Thomas Jefferson Ramsdell (1833–1917), Manistee's first lawyer and a civic leader, brought art and culture to Manistee with this gift to the city. In planning this civic monument, he set out to build a modern theater of “Grecian architecture” capable of accommodating any troupe; he also included an assembly hall. Like others in Manistee, he turned to a Chicago architect—in this case, Beman—for the ambitious neoclassical design.
The theater is flanked on the north by the assembly hall; the juncture of their distinct masses is marked by a square campanile tower. The stage house and scene loft rises seventy-five feet at the rear. The facade of the theater is accented by a pedimented central pavilion. The entrance is in the center, fronted by a flat-topped portico of coupled Doric columns. A dentiled and modillioned cornice beneath the hipped roof and the brick quoins at the corners detail the red brick building.
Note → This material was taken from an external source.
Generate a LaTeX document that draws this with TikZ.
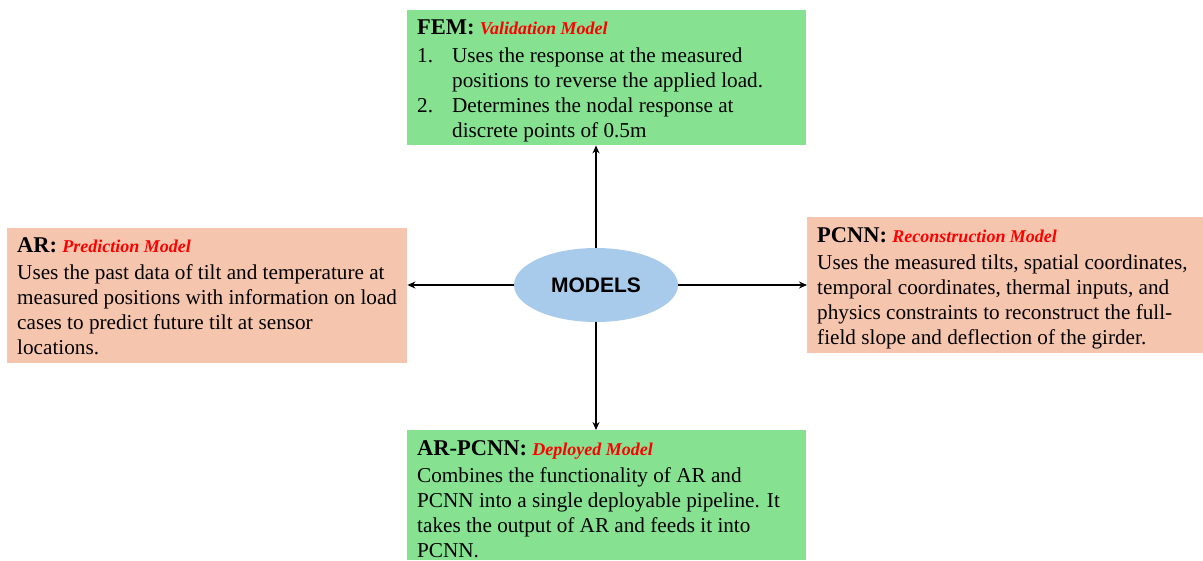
\documentclass[tikz,border=0pt]{standalone}
\usepackage{fontspec}
\setmainfont{Liberation Serif}
\newfontfamily\sansbold{Liberation Sans}
\usetikzlibrary{arrows.meta,shapes.geometric}
\definecolor{boxgreen}{RGB}{134,226,145}
\definecolor{boxpeach}{RGB}{246,197,174}
\definecolor{ellblue}{RGB}{169,203,235}
\newcommand{\ttl}[2]{{\fontsize{22.5}{25}\selectfont\bfseries #1} {\fontsize{18}{25}\selectfont\bfseries\itshape\color{red}#2}}
\begin{document}
\begin{tikzpicture}[x=1pt,y=-1pt,
  gbox/.style={fill=boxgreen, draw=none, anchor=north west, inner sep=0pt},
  pbox/.style={fill=boxpeach, draw=none, anchor=north west, inner sep=0pt},
  txt/.style={anchor=base west, inner sep=0pt, align=left},
  arr/.style={line width=1.8pt, -{Stealth[length=8pt,width=7pt]}}]
\useasboundingbox (0,0) rectangle (1203,560);
% boxes
\node[gbox, minimum width=399pt, minimum height=135pt] (fem) at (407,10) {};
\node[pbox, minimum width=400pt, minimum height=135pt] (ar) at (7,228) {};
\node[pbox, minimum width=396pt, minimum height=136pt] (pcnn) at (807,217) {};
\node[gbox, minimum width=399pt, minimum height=130pt] (dep) at (407,430) {};
% ellipse
\node[ellipse, fill=ellblue, draw=none, minimum width=164pt, minimum height=74pt, inner sep=0pt] (models) at (596,285)
  {\sansbold\bfseries\fontsize{21}{25}\selectfont MODELS};
% texts
\node[txt] (femtxt) at ([xshift=10pt,yshift=-24pt]fem.north west) {\parbox[t]{420pt}{\fontsize{21.2}{25}\selectfont\raggedright
\ttl{FEM:}{Validation Model}\\[3pt]
\makebox[35pt][l]{1.}Uses the response at the measured\\
\hspace*{35pt}positions to reverse the applied load.\\
\makebox[35pt][l]{2.}Determines the nodal response at\\
\hspace*{35pt}discrete points of 0.5m}};
\node[txt] (artxt) at ([xshift=10pt,yshift=-24pt]ar.north west) {\parbox[t]{420pt}{\fontsize{21.2}{25}\selectfont\raggedright
\ttl{AR:}{Prediction Model}\\[2pt]
Uses the past data of tilt and temperature at\\
measured positions with information on load\\
cases to predict future tilt at sensor\\
locations.}};
\node[txt] (pcnntxt) at ([xshift=10pt,yshift=-25pt]pcnn.north west) {\parbox[t]{420pt}{\fontsize{21.2}{25}\selectfont\raggedright
\ttl{PCNN:}{Reconstruction Model}\\[2pt]
Uses the measured tilts, spatial coordinates,\\
temporal coordinates, thermal inputs, and\\
physics constraints to reconstruct the full-\\
field slope and deflection of the girder.}};
\node[txt] (deptxt) at ([xshift=10pt,yshift=-25pt]dep.north west) {\parbox[t]{420pt}{\fontsize{21.2}{25}\selectfont\raggedright
\ttl{AR-PCNN:}{Deployed Model}\\[2pt]
Combines the functionality of AR and\\
PCNN into a single deployable pipeline. It\\
takes the output of AR and feeds it into\\
PCNN.}};
% connectors
\draw[arr] (models.north) -- (models.north |- fem.south);
\draw[arr] (models.west) -- (models.west -| ar.east);
\draw[arr] (models.east) -- (models.east -| pcnn.west);
\draw[arr] (models.south) -- (models.south |- dep.north);
\end{tikzpicture}
\end{document}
The auditorium seating is arranged in a horseshoe shape beneath a domed ceiling with a graded first floor and two tiers of boxes and galleries; it holds 1,200 people. It is elegantly decorated in light green and gold. Scenic artist Walter Wilcox Burridge painted on the drop curtain a scene entitled A Grove Near Athens; Frederic Winthrop Ramsdell, the Beaux-Arts-trained son of the theater's donor, painted murals of Arcady in the lobby and of Venus in the dome of the auditorium. The social hall holds a huge oak wood-paneled dance hall around which chairs are placed on a slightly raised dais; it also has an orchestra balcony. The dance hall is above the lobby, parlors, dressing rooms, and kitchen of the first floor.
Manistee was already recognized as a theater town because it was easily accessible by lake ferry from Wisconsin, was close to Cadillac and Traverse City for troupes on a circuit, and enjoyed a cool climate—thereby permitting a summer show season—so the completion of the Ramsdell Theatre assured its position as the premier theater town in the area. Planned as a venue for “serious” theater, as opposed to comedy and melodrama, the Ramsdell was purchased by Butterfield Theatres in the 1920s but was never converted to sound. The Ramsdell has been owned by the city since 1943. Restoration undertaken by the Manistee Art Institute and Manistee Civic Players in 2003 created a year-round cultural arts and community center. Conrad Schmidt Studios did much of the decorative painting.